Pflugerville is officially breaking up with its private ambulance provider and getting back together with its fire department. On Wednesday, the City Council voted to move the city’s emergency ambulance service from private contractor Allegiance Mobile Health to Travis County Emergency Services District No. 2, which runs the Pflugerville Fire Department. The six-year interlocal agreement is set to kick in on Oct. 1, 2026, putting ambulance transport under a local public agency instead of a for-profit company. City leaders said the shift is about tightening clinical oversight and response by keeping EMS in public hands and closer to home.
What the agreement says
Under the interlocal deal, Pflugerville will pay roughly $1.9 million a year in each of the first two years, with contract language calling for 2.5% annual increases after that, according to KXAN. The council also signed off on companion agreements with Travis County that include a one-time $600,000 grant to help cover transition costs, per agenda materials on Legistar. Council members said those funding details and clear oversight rules were key reasons they opted to put ambulance services under ESD No. 2.
ESD No. 2 steps in
Travis County ESD No. 2, which operates as the Pflugerville Fire Department, said it is ready to keep delivering reliable fire and emergency medical services as the city hands over ambulance operations, according to Travis County ESD No. 2. The district’s site lays out the financial strain it has been under and the options its board weighed while considering a return to full transport service inside city limits. District leaders say a fire-based transport model can help shave precious minutes off response times by sending paramedics out from existing fire stations instead of relying on a separate provider.
How we got here
Pflugerville turned to Allegiance Mobile Health after a carousel of contract changes that followed Acadian’s exit, and the city has been sorting through EMS options since 2021, according to city records and local reporting. Community Impact reported on the 2022 agreement that brought Allegiance on board and later tracked negotiations with ESD No. 2 and Travis County officials. For many council members, moving to a public provider came down to long-term worries about ambulance availability, direct oversight and the city’s ability to monitor clinical performance over time.

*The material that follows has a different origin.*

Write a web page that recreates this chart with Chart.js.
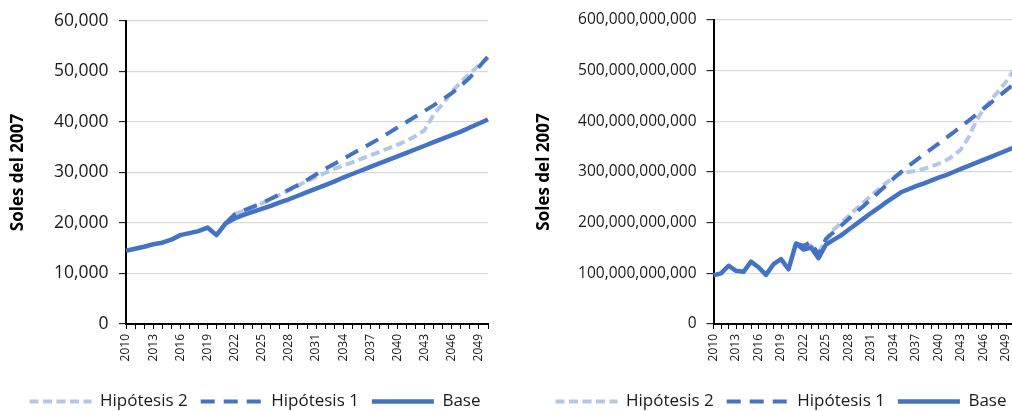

What residents should expect
The handoff is not happening overnight. The change is scheduled for Oct. 1, 2026, and officials say Allegiance will keep running ambulances until then while ESD No. 2 gears up crews and vehicles. City materials indicate the county’s $600,000 grant should help blunt the initial cost jump so residents do not immediately see a tax increase tied to the move, even though the agreement builds in multi-year cost escalators that staff will keep an eye on. Those details are posted on Legistar. Officials are telling residents to keep calling 9-1-1 for emergencies as usual and say they will roll out more information on the city and district websites as the transition plan gets locked in.